DIRECTIONS
Reproduce exactly the lines below, from the first one through the line containing "const FRAME_P_RIGHT = 7.976;", and omit any pictures.

INFORMATION SUPPLIED
BEGIN
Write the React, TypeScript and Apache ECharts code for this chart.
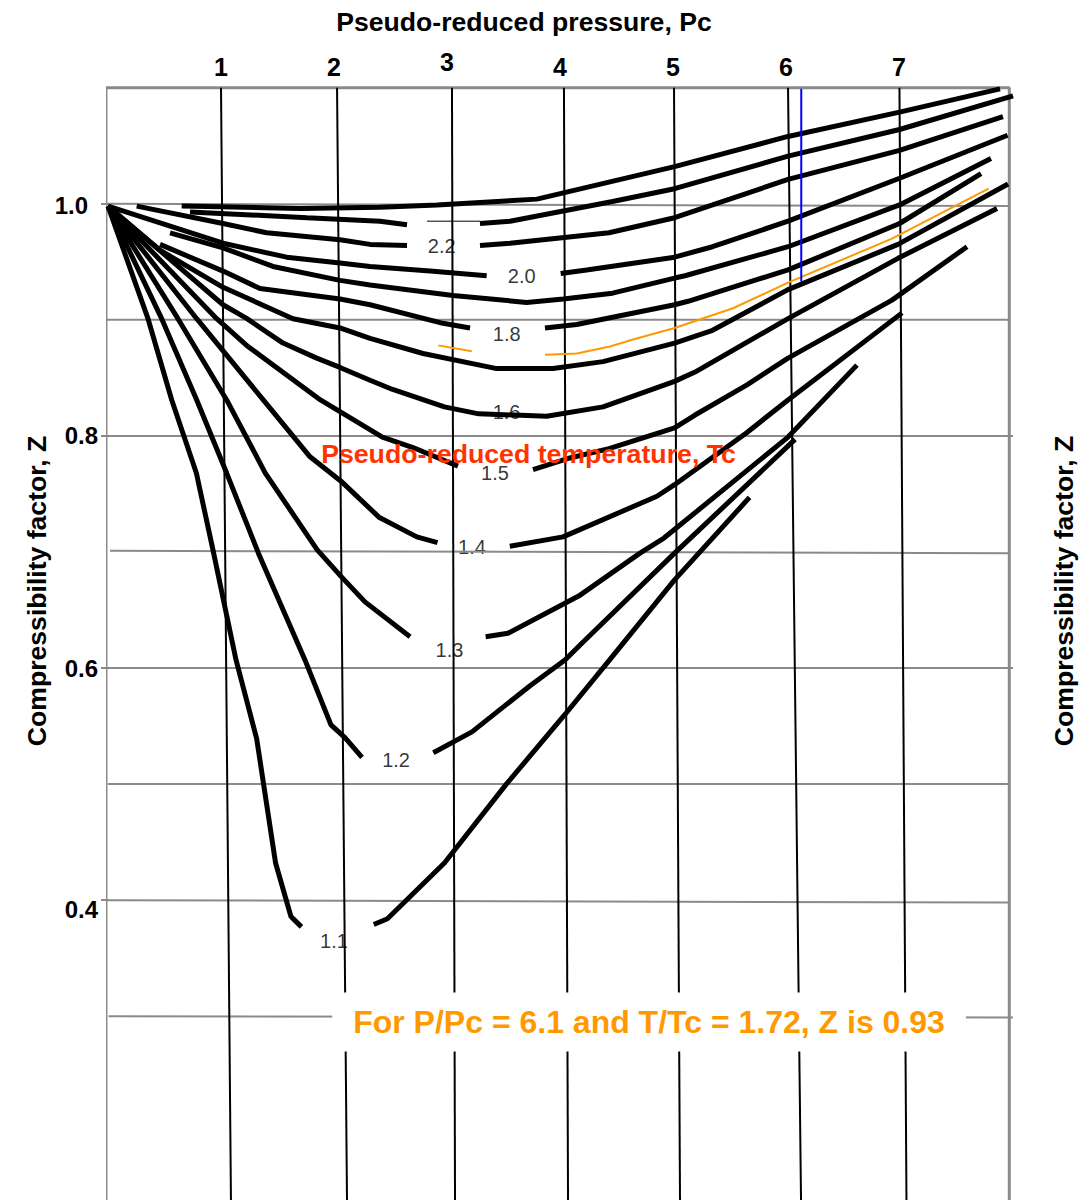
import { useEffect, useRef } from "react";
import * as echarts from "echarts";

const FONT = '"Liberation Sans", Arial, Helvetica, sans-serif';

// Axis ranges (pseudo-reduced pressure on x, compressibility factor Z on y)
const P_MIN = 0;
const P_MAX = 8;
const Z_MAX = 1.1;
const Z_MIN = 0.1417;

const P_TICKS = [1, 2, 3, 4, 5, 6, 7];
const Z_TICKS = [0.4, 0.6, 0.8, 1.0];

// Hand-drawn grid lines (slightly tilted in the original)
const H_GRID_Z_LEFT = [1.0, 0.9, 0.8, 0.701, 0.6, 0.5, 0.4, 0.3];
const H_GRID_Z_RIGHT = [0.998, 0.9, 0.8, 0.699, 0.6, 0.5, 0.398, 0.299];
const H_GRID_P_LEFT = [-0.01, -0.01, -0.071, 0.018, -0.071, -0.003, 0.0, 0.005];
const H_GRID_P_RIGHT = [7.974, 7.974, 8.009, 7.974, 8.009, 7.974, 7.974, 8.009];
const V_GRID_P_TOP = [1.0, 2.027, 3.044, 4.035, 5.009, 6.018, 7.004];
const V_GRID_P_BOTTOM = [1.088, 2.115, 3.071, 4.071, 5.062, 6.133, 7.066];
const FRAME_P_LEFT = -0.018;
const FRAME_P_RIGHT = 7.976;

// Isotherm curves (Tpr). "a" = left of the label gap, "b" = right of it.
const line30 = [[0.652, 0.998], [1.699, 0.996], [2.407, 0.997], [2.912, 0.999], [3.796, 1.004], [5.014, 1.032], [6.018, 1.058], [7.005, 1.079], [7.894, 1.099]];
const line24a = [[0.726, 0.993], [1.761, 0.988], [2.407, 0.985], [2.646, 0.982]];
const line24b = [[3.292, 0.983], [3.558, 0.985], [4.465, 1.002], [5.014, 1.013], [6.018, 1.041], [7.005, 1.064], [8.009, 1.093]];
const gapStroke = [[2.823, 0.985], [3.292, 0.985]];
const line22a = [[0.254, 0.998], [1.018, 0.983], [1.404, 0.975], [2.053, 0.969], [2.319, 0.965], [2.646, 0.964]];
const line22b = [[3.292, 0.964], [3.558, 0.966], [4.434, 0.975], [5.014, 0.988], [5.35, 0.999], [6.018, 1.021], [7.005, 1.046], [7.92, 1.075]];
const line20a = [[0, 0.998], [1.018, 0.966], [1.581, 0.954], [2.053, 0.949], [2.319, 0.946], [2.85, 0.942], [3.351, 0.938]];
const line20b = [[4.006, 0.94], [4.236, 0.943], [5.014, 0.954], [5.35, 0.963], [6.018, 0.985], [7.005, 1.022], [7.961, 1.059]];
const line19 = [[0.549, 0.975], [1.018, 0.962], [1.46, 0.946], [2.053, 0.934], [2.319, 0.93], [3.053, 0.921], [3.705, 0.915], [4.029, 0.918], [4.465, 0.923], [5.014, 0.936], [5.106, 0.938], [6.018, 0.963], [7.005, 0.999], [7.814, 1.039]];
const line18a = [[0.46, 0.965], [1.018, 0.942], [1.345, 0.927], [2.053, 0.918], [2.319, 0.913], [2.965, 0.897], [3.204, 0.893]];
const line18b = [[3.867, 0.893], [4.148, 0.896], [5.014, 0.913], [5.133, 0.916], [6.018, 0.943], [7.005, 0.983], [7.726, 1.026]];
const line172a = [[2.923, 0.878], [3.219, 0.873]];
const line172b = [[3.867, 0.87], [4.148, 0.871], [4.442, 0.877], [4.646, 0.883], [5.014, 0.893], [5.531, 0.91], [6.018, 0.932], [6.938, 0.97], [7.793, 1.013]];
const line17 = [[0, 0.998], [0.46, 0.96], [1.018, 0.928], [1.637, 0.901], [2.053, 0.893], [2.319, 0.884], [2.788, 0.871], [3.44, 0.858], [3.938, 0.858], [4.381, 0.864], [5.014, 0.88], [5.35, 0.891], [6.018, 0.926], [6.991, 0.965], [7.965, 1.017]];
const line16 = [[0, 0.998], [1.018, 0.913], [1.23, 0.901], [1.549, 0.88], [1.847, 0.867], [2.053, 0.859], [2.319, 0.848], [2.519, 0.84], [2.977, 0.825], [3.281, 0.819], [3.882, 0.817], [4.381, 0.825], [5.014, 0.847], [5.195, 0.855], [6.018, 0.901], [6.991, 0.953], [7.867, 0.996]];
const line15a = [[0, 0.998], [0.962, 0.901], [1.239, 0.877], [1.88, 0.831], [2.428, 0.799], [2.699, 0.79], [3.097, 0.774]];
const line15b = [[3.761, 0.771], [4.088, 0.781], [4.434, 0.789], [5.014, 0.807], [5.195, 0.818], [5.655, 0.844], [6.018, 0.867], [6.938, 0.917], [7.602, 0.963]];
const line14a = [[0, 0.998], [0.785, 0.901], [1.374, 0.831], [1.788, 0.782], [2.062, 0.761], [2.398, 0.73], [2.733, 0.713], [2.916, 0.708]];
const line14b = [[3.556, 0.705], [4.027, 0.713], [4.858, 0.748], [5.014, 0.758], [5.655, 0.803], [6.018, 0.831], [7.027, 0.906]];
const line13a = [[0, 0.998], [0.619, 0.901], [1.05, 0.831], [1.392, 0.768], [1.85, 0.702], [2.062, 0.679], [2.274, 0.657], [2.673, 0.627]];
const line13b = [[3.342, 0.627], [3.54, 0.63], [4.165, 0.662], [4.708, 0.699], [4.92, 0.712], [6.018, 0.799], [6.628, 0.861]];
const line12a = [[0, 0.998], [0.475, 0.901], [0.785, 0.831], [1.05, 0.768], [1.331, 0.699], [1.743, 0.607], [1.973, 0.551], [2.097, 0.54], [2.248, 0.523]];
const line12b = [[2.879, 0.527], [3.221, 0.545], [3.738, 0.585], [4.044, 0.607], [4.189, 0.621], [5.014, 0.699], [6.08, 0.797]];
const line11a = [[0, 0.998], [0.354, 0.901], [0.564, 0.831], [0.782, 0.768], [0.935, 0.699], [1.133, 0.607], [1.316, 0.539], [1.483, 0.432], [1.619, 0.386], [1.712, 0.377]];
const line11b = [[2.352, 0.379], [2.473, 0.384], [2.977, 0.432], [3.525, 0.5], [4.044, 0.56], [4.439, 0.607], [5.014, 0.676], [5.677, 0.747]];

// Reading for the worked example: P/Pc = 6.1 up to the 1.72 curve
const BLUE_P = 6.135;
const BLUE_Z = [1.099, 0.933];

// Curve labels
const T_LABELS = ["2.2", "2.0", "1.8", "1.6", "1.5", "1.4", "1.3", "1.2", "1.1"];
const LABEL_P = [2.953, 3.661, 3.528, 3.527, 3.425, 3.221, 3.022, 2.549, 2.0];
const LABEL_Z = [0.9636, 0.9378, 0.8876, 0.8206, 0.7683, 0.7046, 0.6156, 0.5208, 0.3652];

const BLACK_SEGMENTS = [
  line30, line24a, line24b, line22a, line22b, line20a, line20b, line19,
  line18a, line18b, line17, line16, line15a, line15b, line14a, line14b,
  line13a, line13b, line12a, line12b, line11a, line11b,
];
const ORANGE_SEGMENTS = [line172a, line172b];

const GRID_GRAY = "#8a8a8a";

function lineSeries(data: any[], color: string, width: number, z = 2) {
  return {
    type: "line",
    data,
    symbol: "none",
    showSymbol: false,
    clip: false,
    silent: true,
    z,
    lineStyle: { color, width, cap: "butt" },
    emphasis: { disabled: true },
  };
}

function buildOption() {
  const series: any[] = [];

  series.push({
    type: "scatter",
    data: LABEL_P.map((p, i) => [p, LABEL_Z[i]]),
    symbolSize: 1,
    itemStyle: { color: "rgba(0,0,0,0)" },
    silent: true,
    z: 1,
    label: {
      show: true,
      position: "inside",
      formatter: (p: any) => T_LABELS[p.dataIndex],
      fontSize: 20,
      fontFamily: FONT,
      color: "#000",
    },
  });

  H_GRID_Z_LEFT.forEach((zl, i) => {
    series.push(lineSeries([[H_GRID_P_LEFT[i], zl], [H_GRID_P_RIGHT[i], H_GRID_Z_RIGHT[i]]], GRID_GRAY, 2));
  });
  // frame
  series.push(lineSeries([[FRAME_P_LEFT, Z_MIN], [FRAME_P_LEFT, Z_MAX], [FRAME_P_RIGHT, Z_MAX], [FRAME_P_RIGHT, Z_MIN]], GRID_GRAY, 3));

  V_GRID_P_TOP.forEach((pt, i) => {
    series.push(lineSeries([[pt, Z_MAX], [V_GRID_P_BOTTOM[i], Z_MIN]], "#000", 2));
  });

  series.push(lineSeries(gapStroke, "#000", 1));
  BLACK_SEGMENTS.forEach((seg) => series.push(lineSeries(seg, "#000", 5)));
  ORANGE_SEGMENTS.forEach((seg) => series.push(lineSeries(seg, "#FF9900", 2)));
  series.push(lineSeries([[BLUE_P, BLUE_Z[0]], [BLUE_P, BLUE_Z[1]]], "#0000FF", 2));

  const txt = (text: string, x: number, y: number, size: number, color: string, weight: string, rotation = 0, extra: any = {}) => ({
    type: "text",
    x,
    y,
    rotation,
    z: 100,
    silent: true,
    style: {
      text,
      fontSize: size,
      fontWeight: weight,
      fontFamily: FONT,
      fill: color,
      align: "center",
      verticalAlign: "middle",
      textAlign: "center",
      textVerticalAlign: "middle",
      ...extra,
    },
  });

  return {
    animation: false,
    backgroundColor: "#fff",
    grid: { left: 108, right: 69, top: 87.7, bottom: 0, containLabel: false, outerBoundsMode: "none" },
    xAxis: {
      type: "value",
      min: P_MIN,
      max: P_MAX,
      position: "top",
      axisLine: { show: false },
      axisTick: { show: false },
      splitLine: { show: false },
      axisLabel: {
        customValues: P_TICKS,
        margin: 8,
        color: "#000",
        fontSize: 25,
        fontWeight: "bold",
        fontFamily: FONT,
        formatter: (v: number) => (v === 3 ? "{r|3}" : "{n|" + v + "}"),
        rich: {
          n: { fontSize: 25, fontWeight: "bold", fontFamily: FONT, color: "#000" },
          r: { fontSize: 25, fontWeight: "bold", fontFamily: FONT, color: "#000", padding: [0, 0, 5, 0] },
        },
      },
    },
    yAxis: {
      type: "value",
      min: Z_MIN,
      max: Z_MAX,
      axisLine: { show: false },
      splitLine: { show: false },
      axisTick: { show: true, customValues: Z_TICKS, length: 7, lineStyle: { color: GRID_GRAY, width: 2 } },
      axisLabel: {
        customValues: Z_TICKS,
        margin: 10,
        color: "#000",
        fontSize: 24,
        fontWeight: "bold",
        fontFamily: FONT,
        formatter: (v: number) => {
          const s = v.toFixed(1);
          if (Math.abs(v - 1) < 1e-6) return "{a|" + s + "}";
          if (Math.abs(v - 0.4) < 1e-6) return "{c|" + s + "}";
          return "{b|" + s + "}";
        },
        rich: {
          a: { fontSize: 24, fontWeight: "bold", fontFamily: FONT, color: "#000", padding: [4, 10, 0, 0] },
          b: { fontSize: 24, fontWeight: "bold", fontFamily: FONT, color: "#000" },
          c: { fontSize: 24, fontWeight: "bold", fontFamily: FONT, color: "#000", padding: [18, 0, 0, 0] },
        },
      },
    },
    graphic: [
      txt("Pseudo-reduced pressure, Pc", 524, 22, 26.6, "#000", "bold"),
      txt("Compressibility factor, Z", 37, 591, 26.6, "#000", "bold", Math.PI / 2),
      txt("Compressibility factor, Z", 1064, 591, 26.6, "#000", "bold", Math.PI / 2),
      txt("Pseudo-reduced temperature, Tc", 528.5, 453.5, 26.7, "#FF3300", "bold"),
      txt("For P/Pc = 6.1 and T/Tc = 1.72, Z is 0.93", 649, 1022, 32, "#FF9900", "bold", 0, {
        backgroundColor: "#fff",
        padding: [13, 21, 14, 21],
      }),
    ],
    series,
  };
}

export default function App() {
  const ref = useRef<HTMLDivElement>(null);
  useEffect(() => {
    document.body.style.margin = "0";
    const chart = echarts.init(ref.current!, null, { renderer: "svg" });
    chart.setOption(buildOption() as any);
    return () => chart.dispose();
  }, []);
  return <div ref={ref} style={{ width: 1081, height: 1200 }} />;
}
END
SOLUTION
Write the React, TypeScript and Apache ECharts code for this chart.
import { useEffect, useRef } from "react";
import * as echarts from "echarts";

const FONT = '"Liberation Sans", Arial, Helvetica, sans-serif';

// Axis ranges (pseudo-reduced pressure on x, compressibility factor Z on y)
const P_MIN = 0;
const P_MAX = 8;
const Z_MAX = 1.1;
const Z_MIN = 0.1417;

const P_TICKS = [1, 2, 3, 4, 5, 6, 7];
const Z_TICKS = [0.4, 0.6, 0.8, 1.0];

// Hand-drawn grid lines (slightly tilted in the original)
const H_GRID_Z_LEFT = [1.0, 0.9, 0.8, 0.701, 0.6, 0.5, 0.4, 0.3];
const H_GRID_Z_RIGHT = [0.998, 0.9, 0.8, 0.699, 0.6, 0.5, 0.398, 0.299];
const H_GRID_P_LEFT = [-0.01, -0.01, -0.071, 0.018, -0.071, -0.003, 0.0, 0.005];
const H_GRID_P_RIGHT = [7.974, 7.974, 8.009, 7.974, 8.009, 7.974, 7.974, 8.009];
const V_GRID_P_TOP = [1.0, 2.027, 3.044, 4.035, 5.009, 6.018, 7.004];
const V_GRID_P_BOTTOM = [1.088, 2.115, 3.071, 4.071, 5.062, 6.133, 7.066];
const FRAME_P_LEFT = -0.018;
const FRAME_P_RIGHT = 7.976;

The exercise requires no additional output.